* [TASK TO CARRY OUT]
Exactly the lines from the opening of the records through the line containing "XAxis, YAxis, LabelList" should be copied, with both included.

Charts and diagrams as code
Begin

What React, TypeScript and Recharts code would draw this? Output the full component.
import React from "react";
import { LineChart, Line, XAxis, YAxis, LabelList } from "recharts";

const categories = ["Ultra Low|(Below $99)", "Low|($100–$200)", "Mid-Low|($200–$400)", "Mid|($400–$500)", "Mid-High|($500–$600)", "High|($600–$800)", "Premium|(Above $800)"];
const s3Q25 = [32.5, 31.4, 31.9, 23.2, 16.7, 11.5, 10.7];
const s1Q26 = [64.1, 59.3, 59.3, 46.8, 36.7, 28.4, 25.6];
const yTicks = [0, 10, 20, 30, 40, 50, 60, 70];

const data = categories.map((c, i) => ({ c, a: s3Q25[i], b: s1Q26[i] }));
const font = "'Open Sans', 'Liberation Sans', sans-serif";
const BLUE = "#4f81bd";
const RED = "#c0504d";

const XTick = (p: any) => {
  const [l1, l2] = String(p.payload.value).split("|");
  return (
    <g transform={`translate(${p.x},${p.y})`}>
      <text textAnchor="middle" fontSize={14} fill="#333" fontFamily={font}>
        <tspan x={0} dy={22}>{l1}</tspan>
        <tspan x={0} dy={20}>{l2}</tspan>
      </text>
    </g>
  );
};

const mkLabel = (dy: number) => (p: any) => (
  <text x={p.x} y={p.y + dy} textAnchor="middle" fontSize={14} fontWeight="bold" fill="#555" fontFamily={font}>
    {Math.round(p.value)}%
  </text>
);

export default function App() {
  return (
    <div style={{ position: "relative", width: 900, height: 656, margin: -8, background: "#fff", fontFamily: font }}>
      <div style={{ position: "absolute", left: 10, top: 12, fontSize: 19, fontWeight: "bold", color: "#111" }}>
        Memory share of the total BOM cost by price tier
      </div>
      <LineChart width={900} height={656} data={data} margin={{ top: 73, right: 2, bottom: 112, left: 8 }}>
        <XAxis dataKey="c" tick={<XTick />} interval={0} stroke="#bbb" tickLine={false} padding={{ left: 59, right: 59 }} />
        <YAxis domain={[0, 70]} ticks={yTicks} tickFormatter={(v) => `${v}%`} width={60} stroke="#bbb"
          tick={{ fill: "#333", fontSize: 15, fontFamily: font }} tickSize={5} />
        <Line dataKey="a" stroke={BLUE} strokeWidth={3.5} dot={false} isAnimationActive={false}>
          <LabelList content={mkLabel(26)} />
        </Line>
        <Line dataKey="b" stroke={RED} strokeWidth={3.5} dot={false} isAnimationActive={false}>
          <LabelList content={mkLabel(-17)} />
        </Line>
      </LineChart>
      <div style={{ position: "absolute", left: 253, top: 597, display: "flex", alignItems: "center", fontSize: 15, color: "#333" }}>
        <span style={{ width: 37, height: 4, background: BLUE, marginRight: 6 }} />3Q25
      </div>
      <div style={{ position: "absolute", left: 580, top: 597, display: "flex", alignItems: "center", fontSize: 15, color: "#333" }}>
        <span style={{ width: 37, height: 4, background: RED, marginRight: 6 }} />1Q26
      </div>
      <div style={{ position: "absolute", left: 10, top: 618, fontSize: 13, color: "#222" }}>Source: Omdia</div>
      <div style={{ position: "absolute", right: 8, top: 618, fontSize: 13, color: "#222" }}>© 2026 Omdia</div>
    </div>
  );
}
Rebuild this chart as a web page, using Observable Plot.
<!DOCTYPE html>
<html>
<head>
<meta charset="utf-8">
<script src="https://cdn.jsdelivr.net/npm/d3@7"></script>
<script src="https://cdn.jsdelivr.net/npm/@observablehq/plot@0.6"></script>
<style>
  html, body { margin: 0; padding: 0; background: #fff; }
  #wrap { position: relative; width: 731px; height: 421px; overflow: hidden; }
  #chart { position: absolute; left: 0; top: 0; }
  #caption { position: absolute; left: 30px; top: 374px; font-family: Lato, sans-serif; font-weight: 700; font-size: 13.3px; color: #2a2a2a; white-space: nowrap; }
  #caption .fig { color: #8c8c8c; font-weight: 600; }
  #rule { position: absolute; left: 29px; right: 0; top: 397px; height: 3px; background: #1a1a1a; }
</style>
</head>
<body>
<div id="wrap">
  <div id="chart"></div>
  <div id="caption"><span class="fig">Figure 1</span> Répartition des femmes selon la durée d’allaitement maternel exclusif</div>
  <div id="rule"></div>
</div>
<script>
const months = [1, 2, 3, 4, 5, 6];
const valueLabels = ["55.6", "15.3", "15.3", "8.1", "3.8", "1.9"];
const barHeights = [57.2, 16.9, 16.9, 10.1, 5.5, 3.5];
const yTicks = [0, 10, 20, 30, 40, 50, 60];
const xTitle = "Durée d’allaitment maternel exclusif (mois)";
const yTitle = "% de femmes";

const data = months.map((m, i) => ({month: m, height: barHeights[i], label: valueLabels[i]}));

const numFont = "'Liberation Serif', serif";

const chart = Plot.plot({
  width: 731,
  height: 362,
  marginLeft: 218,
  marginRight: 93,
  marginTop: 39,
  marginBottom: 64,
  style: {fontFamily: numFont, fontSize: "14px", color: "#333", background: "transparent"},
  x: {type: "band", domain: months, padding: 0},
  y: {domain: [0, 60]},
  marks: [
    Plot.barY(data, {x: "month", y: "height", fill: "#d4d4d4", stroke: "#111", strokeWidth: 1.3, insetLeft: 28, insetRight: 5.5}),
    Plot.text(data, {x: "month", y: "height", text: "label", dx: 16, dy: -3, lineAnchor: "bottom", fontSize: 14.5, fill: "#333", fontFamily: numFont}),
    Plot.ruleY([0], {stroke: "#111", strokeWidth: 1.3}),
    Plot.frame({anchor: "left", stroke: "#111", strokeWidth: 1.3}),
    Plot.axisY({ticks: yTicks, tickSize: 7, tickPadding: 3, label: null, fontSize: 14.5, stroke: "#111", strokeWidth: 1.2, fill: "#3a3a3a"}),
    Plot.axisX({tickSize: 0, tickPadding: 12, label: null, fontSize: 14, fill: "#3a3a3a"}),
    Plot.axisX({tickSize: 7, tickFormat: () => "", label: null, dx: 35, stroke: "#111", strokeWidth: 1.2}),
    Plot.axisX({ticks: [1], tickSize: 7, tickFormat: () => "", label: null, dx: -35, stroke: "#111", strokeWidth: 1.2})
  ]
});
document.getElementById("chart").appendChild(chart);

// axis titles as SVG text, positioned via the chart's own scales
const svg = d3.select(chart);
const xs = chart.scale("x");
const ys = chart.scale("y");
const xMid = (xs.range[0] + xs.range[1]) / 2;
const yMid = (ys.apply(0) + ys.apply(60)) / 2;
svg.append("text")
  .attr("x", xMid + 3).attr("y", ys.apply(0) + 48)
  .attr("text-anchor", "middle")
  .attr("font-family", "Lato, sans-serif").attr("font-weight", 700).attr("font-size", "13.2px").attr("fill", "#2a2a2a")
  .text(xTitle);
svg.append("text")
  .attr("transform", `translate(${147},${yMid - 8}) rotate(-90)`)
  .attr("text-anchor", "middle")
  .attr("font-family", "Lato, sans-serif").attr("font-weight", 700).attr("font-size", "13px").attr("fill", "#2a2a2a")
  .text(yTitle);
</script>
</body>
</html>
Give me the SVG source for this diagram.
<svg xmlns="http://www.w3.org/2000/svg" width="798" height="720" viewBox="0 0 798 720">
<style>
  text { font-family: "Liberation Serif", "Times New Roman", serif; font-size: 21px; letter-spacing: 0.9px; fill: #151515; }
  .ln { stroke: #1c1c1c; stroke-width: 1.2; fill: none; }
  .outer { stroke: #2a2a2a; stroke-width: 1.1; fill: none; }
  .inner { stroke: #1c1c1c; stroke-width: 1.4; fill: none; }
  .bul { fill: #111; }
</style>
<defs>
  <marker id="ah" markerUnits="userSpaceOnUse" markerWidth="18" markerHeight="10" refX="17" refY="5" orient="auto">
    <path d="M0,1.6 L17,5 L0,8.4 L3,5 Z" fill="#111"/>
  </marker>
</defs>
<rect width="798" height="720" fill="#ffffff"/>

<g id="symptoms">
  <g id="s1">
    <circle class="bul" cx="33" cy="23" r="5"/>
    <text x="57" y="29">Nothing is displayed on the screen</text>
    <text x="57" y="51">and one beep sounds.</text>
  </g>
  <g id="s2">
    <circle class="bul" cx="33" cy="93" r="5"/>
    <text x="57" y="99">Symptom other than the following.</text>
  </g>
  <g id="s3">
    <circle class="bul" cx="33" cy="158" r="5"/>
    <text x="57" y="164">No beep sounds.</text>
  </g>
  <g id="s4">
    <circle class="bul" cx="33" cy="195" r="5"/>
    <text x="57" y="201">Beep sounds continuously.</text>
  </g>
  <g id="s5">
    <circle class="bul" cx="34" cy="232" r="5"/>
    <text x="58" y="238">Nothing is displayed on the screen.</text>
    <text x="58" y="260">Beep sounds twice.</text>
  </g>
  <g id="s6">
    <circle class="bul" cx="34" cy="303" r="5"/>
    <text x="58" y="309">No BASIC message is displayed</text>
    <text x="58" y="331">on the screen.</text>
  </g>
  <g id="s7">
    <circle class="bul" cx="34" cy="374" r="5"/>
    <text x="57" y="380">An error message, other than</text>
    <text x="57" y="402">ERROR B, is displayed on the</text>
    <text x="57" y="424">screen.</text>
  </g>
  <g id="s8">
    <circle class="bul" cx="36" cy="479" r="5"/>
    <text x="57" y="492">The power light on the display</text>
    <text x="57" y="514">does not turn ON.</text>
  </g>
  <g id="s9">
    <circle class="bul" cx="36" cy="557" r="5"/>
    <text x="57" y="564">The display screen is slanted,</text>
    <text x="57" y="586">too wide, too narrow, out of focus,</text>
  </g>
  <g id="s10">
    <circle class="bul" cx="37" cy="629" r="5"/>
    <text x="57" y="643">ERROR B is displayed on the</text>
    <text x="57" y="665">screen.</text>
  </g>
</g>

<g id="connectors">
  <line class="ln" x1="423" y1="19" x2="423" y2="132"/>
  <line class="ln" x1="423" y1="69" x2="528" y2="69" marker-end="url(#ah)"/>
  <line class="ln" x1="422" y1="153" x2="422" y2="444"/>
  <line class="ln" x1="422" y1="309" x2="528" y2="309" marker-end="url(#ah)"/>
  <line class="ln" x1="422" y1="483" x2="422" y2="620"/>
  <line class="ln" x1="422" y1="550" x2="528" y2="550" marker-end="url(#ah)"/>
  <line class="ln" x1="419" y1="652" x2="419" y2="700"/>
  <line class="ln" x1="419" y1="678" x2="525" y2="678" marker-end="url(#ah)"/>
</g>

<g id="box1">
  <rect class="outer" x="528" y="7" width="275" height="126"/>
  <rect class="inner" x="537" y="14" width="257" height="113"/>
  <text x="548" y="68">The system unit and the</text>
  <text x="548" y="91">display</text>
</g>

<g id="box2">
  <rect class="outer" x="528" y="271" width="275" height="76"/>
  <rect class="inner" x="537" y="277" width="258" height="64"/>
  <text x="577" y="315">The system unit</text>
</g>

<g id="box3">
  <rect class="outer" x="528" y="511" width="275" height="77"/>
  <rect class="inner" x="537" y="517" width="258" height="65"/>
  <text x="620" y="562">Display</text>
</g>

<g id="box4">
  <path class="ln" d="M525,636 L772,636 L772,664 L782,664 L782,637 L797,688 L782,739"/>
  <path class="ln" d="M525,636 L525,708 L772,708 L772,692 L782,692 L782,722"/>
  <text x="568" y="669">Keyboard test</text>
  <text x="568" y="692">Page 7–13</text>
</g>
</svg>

End

* [ANSWER FOR THE TASK]
What React, TypeScript and Recharts code would draw this? Output the full component.
import React from "react";
import { LineChart, Line, XAxis, YAxis, LabelList } from "recharts";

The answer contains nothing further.